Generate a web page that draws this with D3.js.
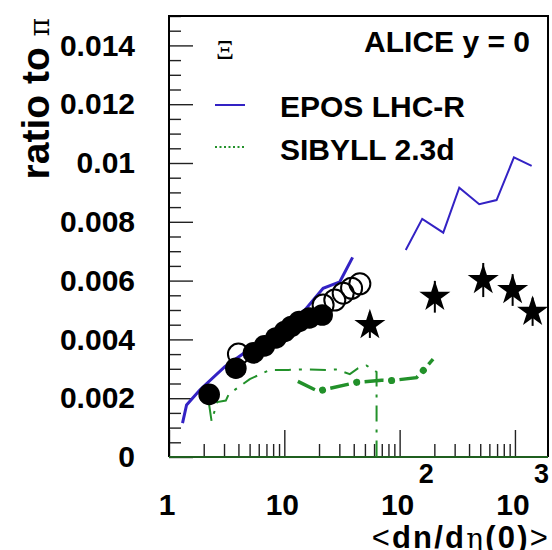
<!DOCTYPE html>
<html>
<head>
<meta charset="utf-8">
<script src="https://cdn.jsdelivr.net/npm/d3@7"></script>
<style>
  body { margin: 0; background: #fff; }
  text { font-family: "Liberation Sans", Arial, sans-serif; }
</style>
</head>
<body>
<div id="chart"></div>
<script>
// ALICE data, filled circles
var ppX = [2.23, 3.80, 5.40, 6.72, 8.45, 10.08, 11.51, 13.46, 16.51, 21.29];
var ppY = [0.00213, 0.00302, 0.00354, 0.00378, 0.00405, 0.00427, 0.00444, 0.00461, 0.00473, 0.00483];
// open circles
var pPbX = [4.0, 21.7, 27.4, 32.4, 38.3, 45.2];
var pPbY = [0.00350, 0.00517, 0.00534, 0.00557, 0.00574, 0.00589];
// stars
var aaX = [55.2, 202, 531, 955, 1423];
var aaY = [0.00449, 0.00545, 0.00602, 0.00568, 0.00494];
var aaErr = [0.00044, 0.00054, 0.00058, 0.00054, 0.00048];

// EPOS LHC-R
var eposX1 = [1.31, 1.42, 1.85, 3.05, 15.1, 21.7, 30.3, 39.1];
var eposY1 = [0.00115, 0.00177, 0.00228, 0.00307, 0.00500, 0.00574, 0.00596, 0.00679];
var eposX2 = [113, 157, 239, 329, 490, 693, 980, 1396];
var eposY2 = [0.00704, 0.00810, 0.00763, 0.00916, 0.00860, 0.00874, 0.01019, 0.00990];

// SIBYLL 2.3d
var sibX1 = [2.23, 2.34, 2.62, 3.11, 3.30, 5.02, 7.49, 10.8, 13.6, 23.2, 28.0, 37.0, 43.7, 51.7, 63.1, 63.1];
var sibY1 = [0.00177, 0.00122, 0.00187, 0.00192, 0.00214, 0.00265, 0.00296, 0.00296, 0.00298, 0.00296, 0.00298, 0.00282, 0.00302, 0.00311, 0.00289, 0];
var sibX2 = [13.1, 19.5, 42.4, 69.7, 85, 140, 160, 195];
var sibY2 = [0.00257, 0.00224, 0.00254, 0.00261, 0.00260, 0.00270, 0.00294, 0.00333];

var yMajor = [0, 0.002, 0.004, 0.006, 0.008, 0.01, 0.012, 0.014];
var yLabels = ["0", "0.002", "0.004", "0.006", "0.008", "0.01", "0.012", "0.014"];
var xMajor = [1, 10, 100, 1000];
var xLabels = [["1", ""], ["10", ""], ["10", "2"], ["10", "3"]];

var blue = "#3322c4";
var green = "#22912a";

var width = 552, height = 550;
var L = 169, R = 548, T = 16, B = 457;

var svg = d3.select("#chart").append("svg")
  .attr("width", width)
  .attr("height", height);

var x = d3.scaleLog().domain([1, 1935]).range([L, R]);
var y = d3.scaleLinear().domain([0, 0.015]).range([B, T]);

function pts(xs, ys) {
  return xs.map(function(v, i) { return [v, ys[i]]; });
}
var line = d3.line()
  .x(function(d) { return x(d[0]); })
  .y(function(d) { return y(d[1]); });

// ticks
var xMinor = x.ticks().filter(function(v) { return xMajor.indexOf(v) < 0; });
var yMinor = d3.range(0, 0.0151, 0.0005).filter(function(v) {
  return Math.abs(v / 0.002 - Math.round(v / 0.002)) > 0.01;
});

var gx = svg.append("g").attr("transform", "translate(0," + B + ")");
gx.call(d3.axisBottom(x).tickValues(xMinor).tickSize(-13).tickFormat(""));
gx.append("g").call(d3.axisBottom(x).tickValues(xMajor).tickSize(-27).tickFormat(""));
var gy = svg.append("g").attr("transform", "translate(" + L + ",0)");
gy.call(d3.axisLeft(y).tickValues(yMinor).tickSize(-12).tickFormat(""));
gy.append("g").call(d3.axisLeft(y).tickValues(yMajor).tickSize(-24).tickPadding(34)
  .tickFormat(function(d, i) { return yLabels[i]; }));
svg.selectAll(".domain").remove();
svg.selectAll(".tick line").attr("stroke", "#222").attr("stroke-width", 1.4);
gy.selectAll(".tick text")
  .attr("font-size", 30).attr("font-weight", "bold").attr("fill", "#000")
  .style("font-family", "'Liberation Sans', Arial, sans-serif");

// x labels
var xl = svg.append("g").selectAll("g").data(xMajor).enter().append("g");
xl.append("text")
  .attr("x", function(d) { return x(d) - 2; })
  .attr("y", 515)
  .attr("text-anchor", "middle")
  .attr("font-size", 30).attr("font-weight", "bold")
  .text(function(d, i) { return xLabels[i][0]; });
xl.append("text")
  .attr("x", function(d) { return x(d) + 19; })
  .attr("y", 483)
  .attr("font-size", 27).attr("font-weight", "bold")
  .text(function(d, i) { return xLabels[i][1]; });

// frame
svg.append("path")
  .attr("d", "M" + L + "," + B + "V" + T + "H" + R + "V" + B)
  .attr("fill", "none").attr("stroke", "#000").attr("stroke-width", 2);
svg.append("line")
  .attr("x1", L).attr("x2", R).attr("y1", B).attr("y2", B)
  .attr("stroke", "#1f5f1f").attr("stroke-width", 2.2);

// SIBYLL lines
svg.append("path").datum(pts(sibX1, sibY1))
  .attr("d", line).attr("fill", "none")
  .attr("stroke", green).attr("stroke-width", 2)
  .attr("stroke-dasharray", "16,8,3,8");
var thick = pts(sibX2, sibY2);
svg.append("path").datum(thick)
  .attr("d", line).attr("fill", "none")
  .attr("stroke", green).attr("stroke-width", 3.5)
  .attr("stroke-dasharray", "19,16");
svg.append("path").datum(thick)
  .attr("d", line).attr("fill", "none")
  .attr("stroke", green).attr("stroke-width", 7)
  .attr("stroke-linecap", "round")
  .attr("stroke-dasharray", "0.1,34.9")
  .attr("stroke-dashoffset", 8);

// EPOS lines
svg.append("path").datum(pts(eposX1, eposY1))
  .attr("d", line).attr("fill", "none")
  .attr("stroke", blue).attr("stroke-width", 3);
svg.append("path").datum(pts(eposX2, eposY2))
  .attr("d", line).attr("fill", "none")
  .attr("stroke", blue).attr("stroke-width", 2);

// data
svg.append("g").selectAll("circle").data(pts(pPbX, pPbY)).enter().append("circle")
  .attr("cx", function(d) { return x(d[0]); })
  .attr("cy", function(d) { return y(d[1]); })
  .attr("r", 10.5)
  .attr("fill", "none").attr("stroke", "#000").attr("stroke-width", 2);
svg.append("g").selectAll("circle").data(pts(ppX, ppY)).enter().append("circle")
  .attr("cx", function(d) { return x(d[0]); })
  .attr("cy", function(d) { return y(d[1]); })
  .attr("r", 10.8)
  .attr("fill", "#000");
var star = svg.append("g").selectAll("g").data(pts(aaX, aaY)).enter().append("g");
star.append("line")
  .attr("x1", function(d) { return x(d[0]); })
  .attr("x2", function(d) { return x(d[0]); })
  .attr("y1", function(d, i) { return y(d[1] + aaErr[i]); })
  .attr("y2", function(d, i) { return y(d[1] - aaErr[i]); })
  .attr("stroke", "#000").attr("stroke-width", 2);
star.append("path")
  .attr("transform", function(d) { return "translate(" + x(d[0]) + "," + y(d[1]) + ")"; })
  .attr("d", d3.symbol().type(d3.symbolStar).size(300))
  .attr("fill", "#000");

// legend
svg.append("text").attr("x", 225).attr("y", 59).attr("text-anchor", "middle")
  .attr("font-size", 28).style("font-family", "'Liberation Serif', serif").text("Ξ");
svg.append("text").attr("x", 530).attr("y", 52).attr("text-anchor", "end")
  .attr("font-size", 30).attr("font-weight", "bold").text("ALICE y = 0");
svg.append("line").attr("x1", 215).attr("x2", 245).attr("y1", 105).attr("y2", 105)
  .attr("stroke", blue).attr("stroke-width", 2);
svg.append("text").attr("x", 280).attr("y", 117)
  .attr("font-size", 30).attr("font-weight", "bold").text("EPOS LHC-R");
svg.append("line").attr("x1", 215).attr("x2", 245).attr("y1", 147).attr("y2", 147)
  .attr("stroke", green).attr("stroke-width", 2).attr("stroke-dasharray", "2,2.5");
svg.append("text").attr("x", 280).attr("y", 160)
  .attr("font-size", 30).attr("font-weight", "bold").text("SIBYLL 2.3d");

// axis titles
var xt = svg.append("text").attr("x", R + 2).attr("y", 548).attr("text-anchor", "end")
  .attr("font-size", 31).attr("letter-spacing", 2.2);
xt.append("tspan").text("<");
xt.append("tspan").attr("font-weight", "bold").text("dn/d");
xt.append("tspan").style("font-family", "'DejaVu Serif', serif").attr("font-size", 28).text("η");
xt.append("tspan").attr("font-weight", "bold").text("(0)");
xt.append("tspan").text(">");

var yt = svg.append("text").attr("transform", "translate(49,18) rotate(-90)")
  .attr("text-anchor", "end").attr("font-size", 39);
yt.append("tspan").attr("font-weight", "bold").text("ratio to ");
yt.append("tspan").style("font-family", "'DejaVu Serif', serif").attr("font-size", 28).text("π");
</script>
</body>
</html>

* * * * *

Task goal :: Every line from the top of the material above through the line with "0.00874, 0.01019, 0.00990];" should be duplicated exactly, please; leave out the pictures.

Solution ::
Generate a web page that draws this with D3.js.
<!DOCTYPE html>
<html>
<head>
<meta charset="utf-8">
<script src="https://cdn.jsdelivr.net/npm/d3@7"></script>
<style>
  body { margin: 0; background: #fff; }
  text { font-family: "Liberation Sans", Arial, sans-serif; }
</style>
</head>
<body>
<div id="chart"></div>
<script>
// ALICE data, filled circles
var ppX = [2.23, 3.80, 5.40, 6.72, 8.45, 10.08, 11.51, 13.46, 16.51, 21.29];
var ppY = [0.00213, 0.00302, 0.00354, 0.00378, 0.00405, 0.00427, 0.00444, 0.00461, 0.00473, 0.00483];
// open circles
var pPbX = [4.0, 21.7, 27.4, 32.4, 38.3, 45.2];
var pPbY = [0.00350, 0.00517, 0.00534, 0.00557, 0.00574, 0.00589];
// stars
var aaX = [55.2, 202, 531, 955, 1423];
var aaY = [0.00449, 0.00545, 0.00602, 0.00568, 0.00494];
var aaErr = [0.00044, 0.00054, 0.00058, 0.00054, 0.00048];

// EPOS LHC-R
var eposX1 = [1.31, 1.42, 1.85, 3.05, 15.1, 21.7, 30.3, 39.1];
var eposY1 = [0.00115, 0.00177, 0.00228, 0.00307, 0.00500, 0.00574, 0.00596, 0.00679];
var eposX2 = [113, 157, 239, 329, 490, 693, 980, 1396];
var eposY2 = [0.00704, 0.00810, 0.00763, 0.00916, 0.00860, 0.00874, 0.01019, 0.00990];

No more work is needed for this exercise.